Of the estimated 430,000 people uprooted since the beginning of 2012 in Mali, available figures are that 260,665 are still displaced within the country. The refugee population is around 170,000, of whom more than 70,000 are in Mauritania, some 47,200 in Burkina Faso, 50,000 in Niger and about 1,500 in Algeria.
Edwards said that spontaneous returns among IDPs were still low although bus services between the Mali capital Bamako and the northern town of Gao resumed last week, and boats were also now travelling between the towns of Mopti and Timbuktu.
For the internally displaced and refugees alike the primary worry remains insecurity. "Continued fighting, suicide attacks, reprisal attacks against some communities, the presence of landmines and unexploded ordnance in the regions of Mopti, Gao and Timbuktu, are all cited as reasons to delay returning," Edwards noted.
However, the absence of services in the north is also a factor. With few schools functioning there, and government authorities still absent in many towns and cities, many displaced families prefer to wait.
For those outside Mali an additional complication is ethnic make-up, as a majority of the refugees are Tuareg or Arab. Fear of reprisal attacks is widespread, as is fear of criminality or that jihadists might remain present in the community.
A reflection of the situation is that while new refugee numbers are substantially down on their levels of a few weeks ago, Mali is continuing to see net refugee outflow, albeit a modest one. During February, average arrivals in Mauritania were more than 1,500 people per week – mainly from the Lere, Goundam, Gnoufonke and Timbuktu areas.
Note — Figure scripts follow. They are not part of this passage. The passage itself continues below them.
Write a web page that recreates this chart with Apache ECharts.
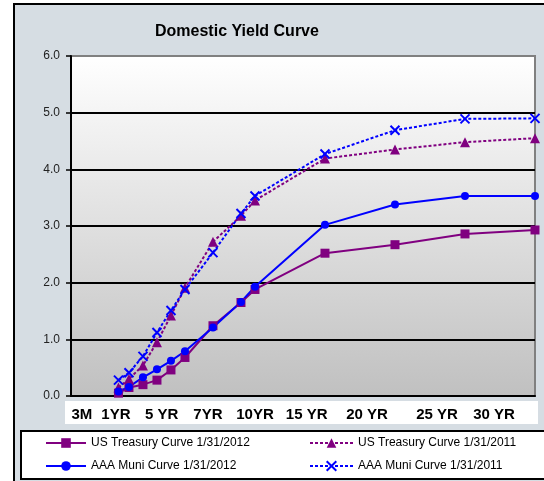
<!DOCTYPE html>
<html>
<head>
<meta charset="utf-8">
<script src="https://cdn.jsdelivr.net/npm/echarts@6/dist/echarts.min.js"></script>
<style>
    html, body { margin: 0; padding: 0; width: 544px; height: 481px; overflow: hidden; background: #fff; }
    #frame { position: absolute; left: 13px; top: 3px; width: 560px; height: 500px; background: #d6dde3; border: 2px solid #000; }
    #band { position: absolute; left: 65px; top: 401px; width: 473px; height: 23px; background: #fff; }
    #legbox { position: absolute; left: 20px; top: 430px; width: 560px; height: 46px; background: #fff; border: 2px solid #000; }
    #chart { position: absolute; left: 0; top: 0; width: 544px; height: 481px; }
</style>
</head>
<body>
<div id="frame"></div>
<div id="band"></div>
<div id="legbox"></div>
<div id="chart"></div>
<script>
    // maturities in years
    const maturities = [0.25, 1, 2, 3, 4, 5, 7, 9, 10, 15, 20, 25, 30];

    const tsy2012  = [0.05, 0.15, 0.20, 0.28, 0.46, 0.68, 1.24, 1.65, 1.88, 2.52, 2.67, 2.86, 2.93];
    const tsy2011  = [0.15, 0.30, 0.54, 0.95, 1.42, 1.91, 2.72, 3.18, 3.45, 4.19, 4.35, 4.48, 4.55];
    const muni2012 = [0.08, 0.16, 0.33, 0.47, 0.62, 0.79, 1.21, 1.66, 1.93, 3.02, 3.38, 3.53, 3.53];
    const muni2011 = [0.28, 0.41, 0.70, 1.12, 1.51, 1.88, 2.53, 3.22, 3.53, 4.27, 4.69, 4.89, 4.90];

    // x labels sit where the original text boxes were, not on the points
    const tickLabels = ['3M', '1YR', '5 YR', '7YR', '10YR', '15 YR', '20 YR', '25 YR', '30 YR'];
    const tickAt = [-2.36, 0.07, 3.34, 6.64, 10, 13.69, 18, 23, 27.07];

    const NAMES = [
        'US Treasury Curve 1/31/2012',
        'US Treasury Curve 1/31/2011',
        'AAA Muni Curve 1/31/2012',
        'AAA Muni Curve 1/31/2011'
    ];
    const PURPLE = '#800080';
    const BLUE = '#0000ff';

    function pairs(vals) {
        return maturities.map((m, i) => [m, vals[i]]);
    }

    function makeSeries(name, vals, color, symbol, size, dashed) {
        return {
            name: name,
            type: 'line',
            data: pairs(vals),
            symbol: symbol,
            symbolSize: size,
            showSymbol: true,
            lineStyle: { color: color, width: 2, type: dashed ? [3, 2] : 'solid' },
            itemStyle: { color: color, borderColor: color, borderWidth: symbol.startsWith('path') ? 2 : 0 },
            emphasis: { disabled: true }
        };
    }

    const myChart = echarts.init(document.getElementById('chart'));

    const option = {
        animation: false,
        textStyle: { fontFamily: '"Liberation Sans", Arial, sans-serif' },
        title: {
            text: 'Domestic Yield Curve',
            left: 155,
            top: 24,
            padding: 0,
            textStyle: { fontSize: 16, fontWeight: 'bold', color: '#000' }
        },
        legend: [
            {
                data: [NAMES[0], NAMES[2]],
                orient: 'vertical',
                left: 45, top: 437,
                itemWidth: 40, itemHeight: 12, itemGap: 11,
                padding: 0,
                textStyle: { fontSize: 12, color: '#000' }
            },
            {
                data: [NAMES[1], NAMES[3]],
                orient: 'vertical',
                left: 309, top: 437,
                itemWidth: 43, itemHeight: 12, itemGap: 11,
                padding: 0,
                textStyle: { fontSize: 12, color: '#000' }
            }
        ],
        grid: {
            left: 71, right: 9, top: 56, bottom: 85,
            show: true,
            borderColor: '#808080',
            borderWidth: 2,
            backgroundColor: new echarts.graphic.LinearGradient(0, 0, 0, 1, [
                { offset: 0, color: '#ffffff' },
                { offset: 1, color: '#c0c0c0' }
            ])
        },
        xAxis: {
            type: 'value',
            min: -3.14,
            max: 30,
            axisLine: { show: true, onZero: false, lineStyle: { color: '#000', width: 2 } },
            axisTick: { show: false },
            splitLine: { show: false },
            axisLabel: {
                customValues: tickAt,
                formatter: v => {
                    const i = tickAt.findIndex(t => Math.abs(t - v) < 0.01);
                    return i >= 0 ? tickLabels[i] : '';
                },
                fontSize: 15,
                fontWeight: 'bold',
                color: '#000',
                margin: 11
            }
        },
        yAxis: {
            type: 'value',
            min: 0,
            max: 6,
            interval: 1,
            axisLine: { show: true, onZero: false, lineStyle: { color: '#000', width: 2 } },
            axisTick: { show: true, length: 5, lineStyle: { color: '#000', width: 1.5 } },
            splitLine: { show: true, showMaxLine: false, lineStyle: { color: '#000', width: 2 } },
            axisLabel: {
                formatter: v => v.toFixed(1),
                fontSize: 12,
                color: '#222',
                margin: 11
            }
        },
        series: [
            makeSeries(NAMES[0], tsy2012, PURPLE, 'rect', 9, false),
            makeSeries(NAMES[1], tsy2011, PURPLE, 'triangle', 10, true),
            makeSeries(NAMES[2], muni2012, BLUE, 'circle', 8, false),
            makeSeries(NAMES[3], muni2011, BLUE, 'path://M0,0L10,10M10,0L0,10', 9, true)
        ]
    };

    myChart.setOption(option);
</script>
</body>
</html>
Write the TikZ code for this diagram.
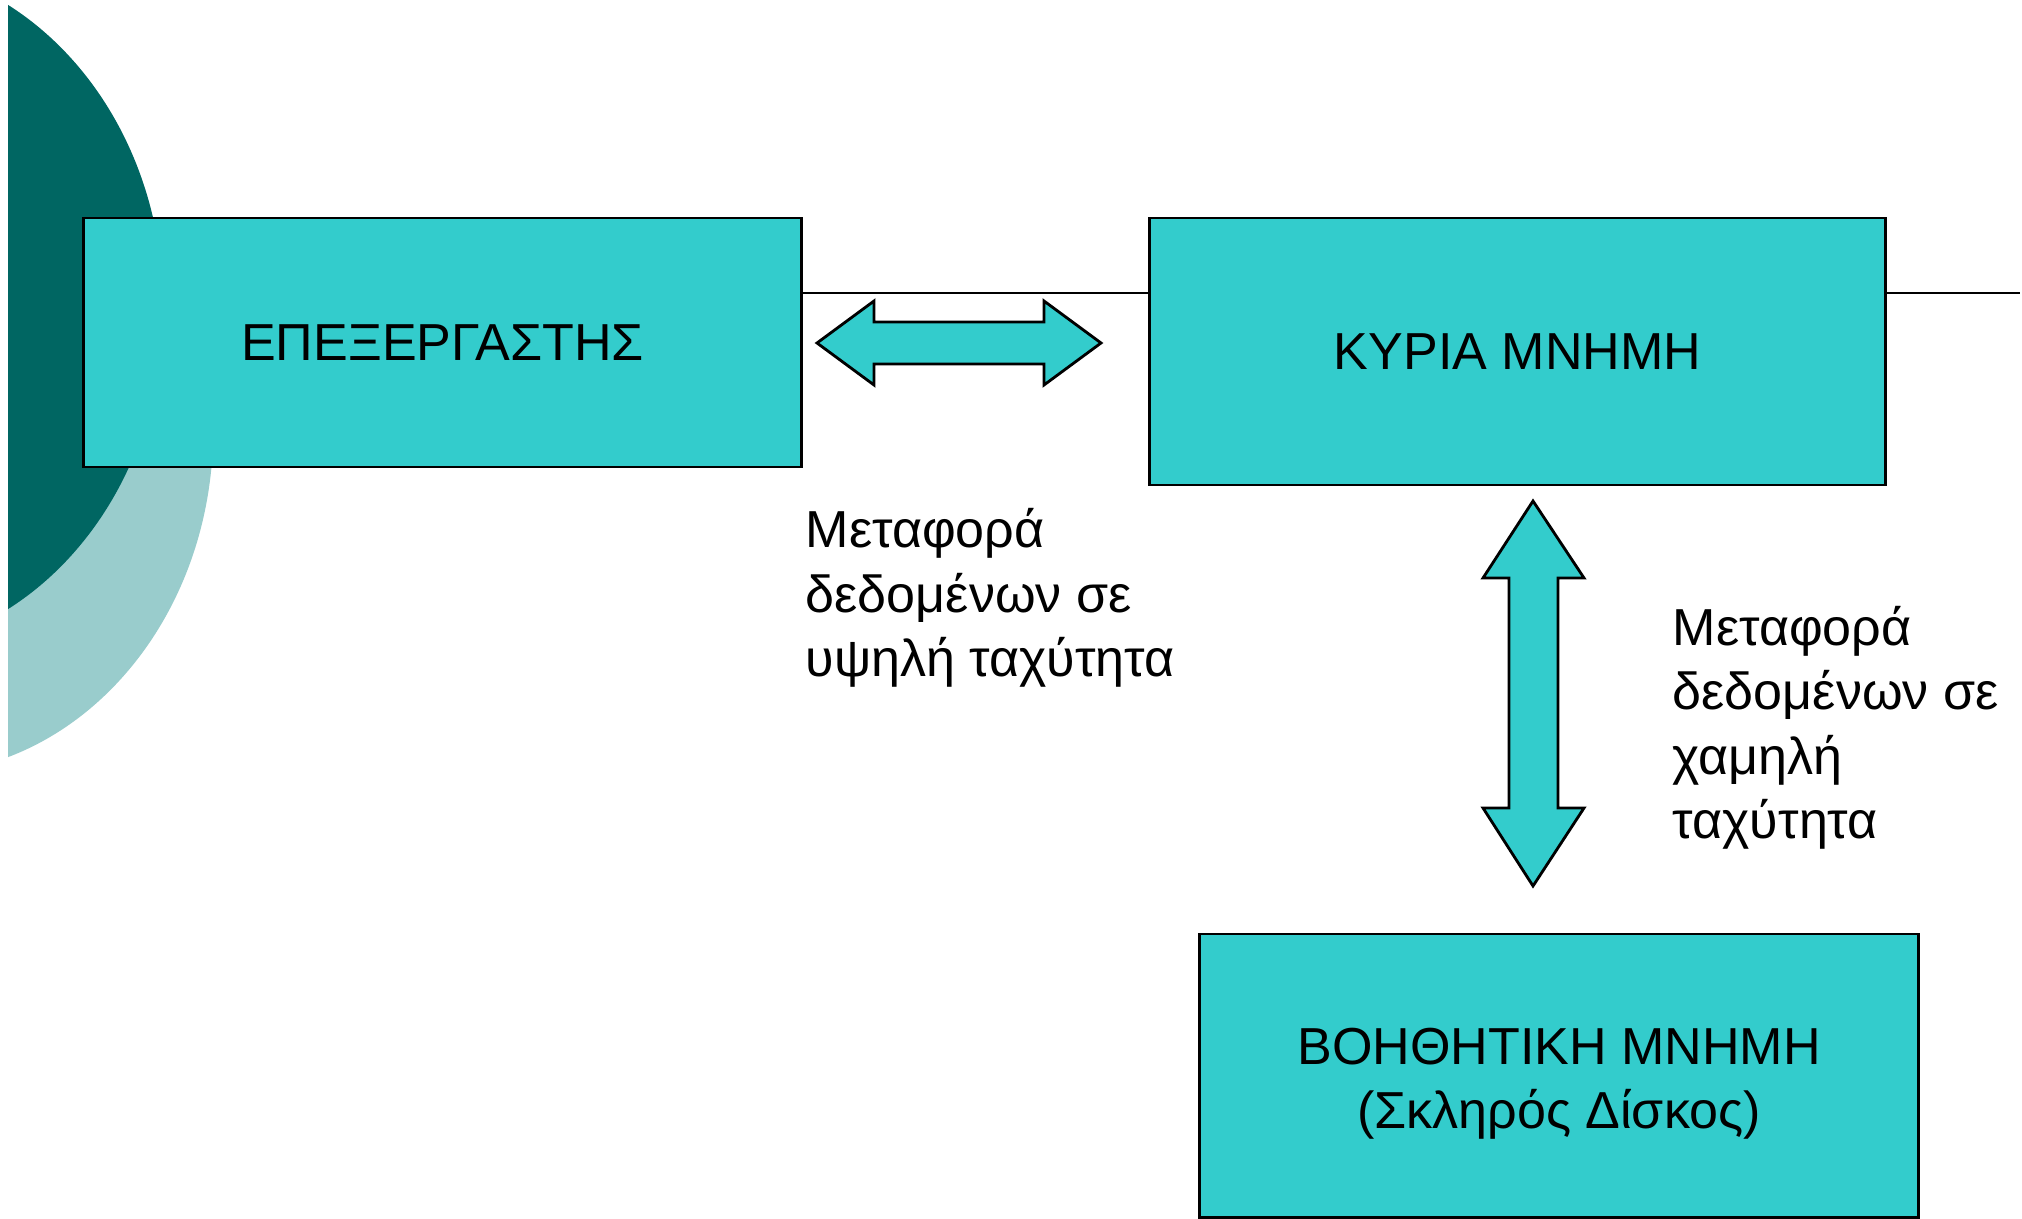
\documentclass[tikz,border=0pt]{standalone}
\usepackage{fontspec}
\setmainfont{Liberation Sans}
\definecolor{boxfill}{HTML}{33CCCC}
\definecolor{darkteal}{HTML}{006662}
\definecolor{lightteal}{HTML}{99CCCC}
\newcommand\mytext{\fontsize{14.8}{18.2}\selectfont}
\begin{document}
\begin{tikzpicture}[x=0.01cm,y=-0.01cm,
  box/.style={draw=black, line width=0.8pt, fill=boxfill, inner sep=0pt, font=\mytext, align=center},
  bus/.style={draw=black, line width=0.8pt},
  blockarrow/.style={draw=black, line width=0.8pt, fill=boxfill, line join=miter},
  lbl/.style={anchor=base west, inner sep=0pt, align=left, font=\mytext}]
\useasboundingbox[fill=white] (0,0) rectangle (2022,1219);
\begin{scope}
  \clip (8,0) rectangle (2022,1219);
  \fill[lightteal] (-85,430) ellipse [x radius=2.98cm, y radius=3.44cm];
  \fill[darkteal] (-135,307) ellipse [x radius=2.98cm, y radius=3.44cm];
\end{scope}
\coordinate (bus) at (0,293);
\coordinate (busend) at (2020,293);
\node[box, minimum width=7.17cm, minimum height=2.49cm] (cpu) at (442.5,342.5) {ΕΠΕΞΕΡΓΑΣΤΗΣ};
\node[box, minimum width=7.35cm, minimum height=2.67cm] (ram) at (1517.5,351.5) {ΚΥΡΙΑ ΜΝΗΜΗ};
\node[box, minimum width=7.18cm, minimum height=2.83cm, text height=1.16cm, text depth=0.11cm] (disk) at (1559,1075.5) {ΒΟΗΘΗΤΙΚΗ ΜΝΗΜΗ\\(Σκληρός Δίσκος)};
\draw[bus] (cpu.east |- bus) -- (ram.west |- bus);
\draw[bus] (ram.east |- bus) -- (busend);
\draw[blockarrow] (817,343) -- (874,301) -- (874,322) -- (1044,322) -- (1044,301) -- (1101,343)
  -- (1044,385) -- (1044,364) -- (874,364) -- (874,385) -- cycle;
\draw[blockarrow] (1533,501) -- (1584,578) -- (1558,578) -- (1558,808) -- (1584,808) -- (1533,886)
  -- (1483,808) -- (1509,808) -- (1509,578) -- (1483,578) -- cycle;
\node[lbl] (fast) at (805,676) {Μεταφορά\\δεδομένων σε\\υψηλή ταχύτητα};
\node[lbl] (slow) at (1672,838) {Μεταφορά\\δεδομένων σε\\χαμηλή\\ταχύτητα};
\end{tikzpicture}
\end{document}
Refugee numbers in Burkina Faso and Niger are static.
UNHCR believes that reconciliation efforts are urgently needed, together with efforts to combat impunity, to encourage peaceful coexistence between communities, to help long-term stabilization and security and to prevent Mali's displacement crisis from becoming more protracted. We are at present planning support for reconciliation in areas of displacement and returns, as well as in refugee camps.
"The north and the south need to trust each other, we need reconciliation," said Fama, an ethnic Tuareg sheltering in Bamako, where she said she is regarded with suspicion. "We just want to live in peace now and have more access to development," added the 56-year-old.
Meanwhile, some of those who have returned to their homes from urban areas like Bamako, or are thinking about it, say it is too costly in the cities. "Life is too expensive in Bamako, we can't afford to stay longer here," said 18-year-old Fatoumata as she waited to board a bus to Gao.
"We live in very bad conditions here, with limited access to electricity and current water. We can't find jobs here," added the young woman, who fled to Bamako with her husband last April and gave birth later in the year.